- SET PROBLEM: Repeat what the lines below say, word for word, and skip every image.
"""
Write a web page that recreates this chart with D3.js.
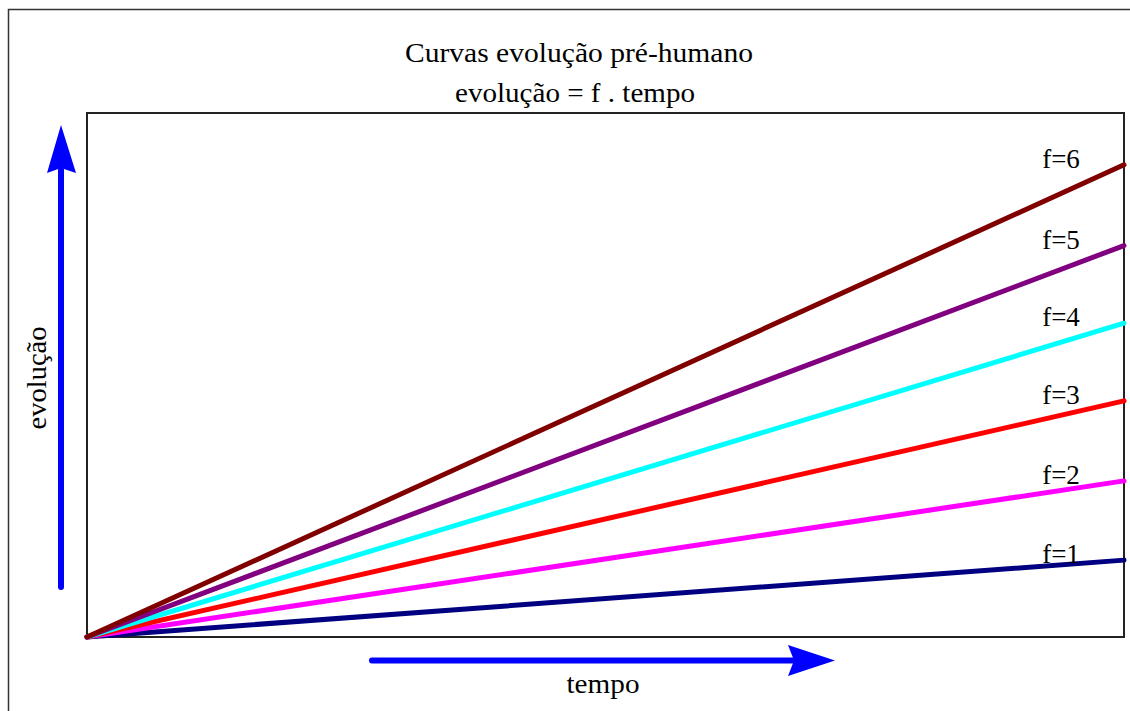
<!DOCTYPE html>
<html>
<head>
<meta charset="utf-8">
<script src="https://cdn.jsdelivr.net/npm/d3@7"></script>
<style>
  body { margin: 0; background: #fff; }
</style>
</head>
<body>
<svg width="1130" height="711"></svg>
<script>
// values: evolução at tempo = 0 and tempo = 1
var fLabels = ['f=1', 'f=2', 'f=3', 'f=4', 'f=5', 'f=6']
var tempo = [0, 1]
var startValues = [0, 0, 0, 0, 0, 0]
var endValues = [0.98, 1.99, 3.01, 4.0, 4.99, 6.02]
var lineColors = ['#000080', '#ff00ff', '#ff0000', '#00ffff', '#800080', '#800000']

var serif = '"Liberation Serif", "Times New Roman", serif'
var svg = d3.select('svg')
var margin = { left: 87, top: 113, right: 1124, bottom: 637 }

var x = d3.scaleLinear().domain([0, 1]).range([margin.left, margin.right])
var y = d3.scaleLinear().domain([0, 6.68]).range([margin.bottom, margin.top])

// outer frame
svg.append('rect')
  .attr('x', 8.5).attr('y', 9.5)
  .attr('width', 1140).attr('height', 720)
  .attr('fill', 'none').attr('stroke', '#333').attr('stroke-width', 1.5)

// plot frame
svg.append('rect')
  .attr('x', margin.left).attr('y', margin.top)
  .attr('width', margin.right - margin.left).attr('height', margin.bottom - margin.top)
  .attr('fill', 'none').attr('stroke', '#222').attr('stroke-width', 2)

var series = fLabels.map(function (name, i) {
  return { name: name, color: lineColors[i], values: [startValues[i], endValues[i]] }
})

var line = d3.line()
  .x(function (d, i) { return x(tempo[i]) })
  .y(function (d) { return y(d) })

svg.append('g')
  .selectAll('path')
  .data(series)
  .enter()
  .append('path')
  .attr('d', function (d) { return line(d.values) })
  .attr('fill', 'none')
  .attr('stroke', function (d) { return d.color })
  .attr('stroke-width', 5)
  .attr('stroke-linecap', 'round')

svg.append('g')
  .selectAll('text')
  .data(series)
  .enter()
  .append('text')
  .attr('x', 1061)
  .attr('y', function (d) { return y(d.values[1]) + 3 })
  .attr('text-anchor', 'middle')
  .attr('font-family', serif)
  .attr('font-size', 27)
  .text(function (d) { return d.name })

// title (reference text is a bit stretched sideways)
svg.append('text')
  .attr('x', 579).attr('y', 62)
  .attr('text-anchor', 'middle')
  .attr('font-family', serif)
  .attr('font-size', 28)
  .attr('textLength', 348).attr('lengthAdjust', 'spacingAndGlyphs')
  .text('Curvas evolução pré-humano')
svg.append('text')
  .attr('x', 575).attr('y', 102)
  .attr('text-anchor', 'middle')
  .attr('font-family', serif)
  .attr('font-size', 28)
  .attr('textLength', 240).attr('lengthAdjust', 'spacingAndGlyphs')
  .text('evolução = f . tempo')

// blue arrows
svg.append('line')
  .attr('x1', 61).attr('y1', 587).attr('x2', 61).attr('y2', 170)
  .attr('stroke', '#0000ff').attr('stroke-width', 6).attr('stroke-linecap', 'round')
svg.append('path')
  .attr('d', 'M61,125 L76,173 L61,168 L47,173 Z')
  .attr('fill', '#0000ff')

svg.append('line')
  .attr('x1', 372).attr('y1', 660.5).attr('x2', 795).attr('y2', 660.5)
  .attr('stroke', '#0000ff').attr('stroke-width', 6).attr('stroke-linecap', 'round')
svg.append('path')
  .attr('d', 'M835,660.5 L788,645 L794,660.5 L788,676 Z')
  .attr('fill', '#0000ff')

// axis titles
svg.append('text')
  .attr('x', 603).attr('y', 693)
  .attr('text-anchor', 'middle')
  .attr('font-family', serif)
  .attr('font-size', 27)
  .attr('textLength', 73).attr('lengthAdjust', 'spacingAndGlyphs')
  .text('tempo')
svg.append('text')
  .attr('transform', 'translate(46,378) rotate(-90)')
  .attr('text-anchor', 'middle')
  .attr('font-family', serif)
  .attr('font-size', 27)
  .attr('textLength', 103).attr('lengthAdjust', 'spacingAndGlyphs')
  .text('evolução')
</script>
</body>
</html>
"""
- SOLUTION:
Write a web page that recreates this chart with D3.js.
<!DOCTYPE html>
<html>
<head>
<meta charset="utf-8">
<script src="https://cdn.jsdelivr.net/npm/d3@7"></script>
<style>
  body { margin: 0; background: #fff; }
</style>
</head>
<body>
<svg width="1130" height="711"></svg>
<script>
// values: evolução at tempo = 0 and tempo = 1
var fLabels = ['f=1', 'f=2', 'f=3', 'f=4', 'f=5', 'f=6']
var tempo = [0, 1]
var startValues = [0, 0, 0, 0, 0, 0]
var endValues = [0.98, 1.99, 3.01, 4.0, 4.99, 6.02]
var lineColors = ['#000080', '#ff00ff', '#ff0000', '#00ffff', '#800080', '#800000']

var serif = '"Liberation Serif", "Times New Roman", serif'
var svg = d3.select('svg')
var margin = { left: 87, top: 113, right: 1124, bottom: 637 }

var x = d3.scaleLinear().domain([0, 1]).range([margin.left, margin.right])
var y = d3.scaleLinear().domain([0, 6.68]).range([margin.bottom, margin.top])

// outer frame
svg.append('rect')
  .attr('x', 8.5).attr('y', 9.5)
  .attr('width', 1140).attr('height', 720)
  .attr('fill', 'none').attr('stroke', '#333').attr('stroke-width', 1.5)

// plot frame
svg.append('rect')
  .attr('x', margin.left).attr('y', margin.top)
  .attr('width', margin.right - margin.left).attr('height', margin.bottom - margin.top)
  .attr('fill', 'none').attr('stroke', '#222').attr('stroke-width', 2)

var series = fLabels.map(function (name, i) {
  return { name: name, color: lineColors[i], values: [startValues[i], endValues[i]] }
})

var line = d3.line()
  .x(function (d, i) { return x(tempo[i]) })
  .y(function (d) { return y(d) })

svg.append('g')
  .selectAll('path')
  .data(series)
  .enter()
  .append('path')
  .attr('d', function (d) { return line(d.values) })
  .attr('fill', 'none')
  .attr('stroke', function (d) { return d.color })
  .attr('stroke-width', 5)
  .attr('stroke-linecap', 'round')

svg.append('g')
  .selectAll('text')
  .data(series)
  .enter()
  .append('text')
  .attr('x', 1061)
  .attr('y', function (d) { return y(d.values[1]) + 3 })
  .attr('text-anchor', 'middle')
  .attr('font-family', serif)
  .attr('font-size', 27)
  .text(function (d) { return d.name })

// title (reference text is a bit stretched sideways)
svg.append('text')
  .attr('x', 579).attr('y', 62)
  .attr('text-anchor', 'middle')
  .attr('font-family', serif)
  .attr('font-size', 28)
  .attr('textLength', 348).attr('lengthAdjust', 'spacingAndGlyphs')
  .text('Curvas evolução pré-humano')
svg.append('text')
  .attr('x', 575).attr('y', 102)
  .attr('text-anchor', 'middle')
  .attr('font-family', serif)
  .attr('font-size', 28)
  .attr('textLength', 240).attr('lengthAdjust', 'spacingAndGlyphs')
  .text('evolução = f . tempo')

// blue arrows
svg.append('line')
  .attr('x1', 61).attr('y1', 587).attr('x2', 61).attr('y2', 170)
  .attr('stroke', '#0000ff').attr('stroke-width', 6).attr('stroke-linecap', 'round')
svg.append('path')
  .attr('d', 'M61,125 L76,173 L61,168 L47,173 Z')
  .attr('fill', '#0000ff')

svg.append('line')
  .attr('x1', 372).attr('y1', 660.5).attr('x2', 795).attr('y2', 660.5)
  .attr('stroke', '#0000ff').attr('stroke-width', 6).attr('stroke-linecap', 'round')
svg.append('path')
  .attr('d', 'M835,660.5 L788,645 L794,660.5 L788,676 Z')
  .attr('fill', '#0000ff')

// axis titles
svg.append('text')
  .attr('x', 603).attr('y', 693)
  .attr('text-anchor', 'middle')
  .attr('font-family', serif)
  .attr('font-size', 27)
  .attr('textLength', 73).attr('lengthAdjust', 'spacingAndGlyphs')
  .text('tempo')
svg.append('text')
  .attr('transform', 'translate(46,378) rotate(-90)')
  .attr('text-anchor', 'middle')
  .attr('font-family', serif)
  .attr('font-size', 27)
  .attr('textLength', 103).attr('lengthAdjust', 'spacingAndGlyphs')
  .text('evolução')
</script>
</body>
</html>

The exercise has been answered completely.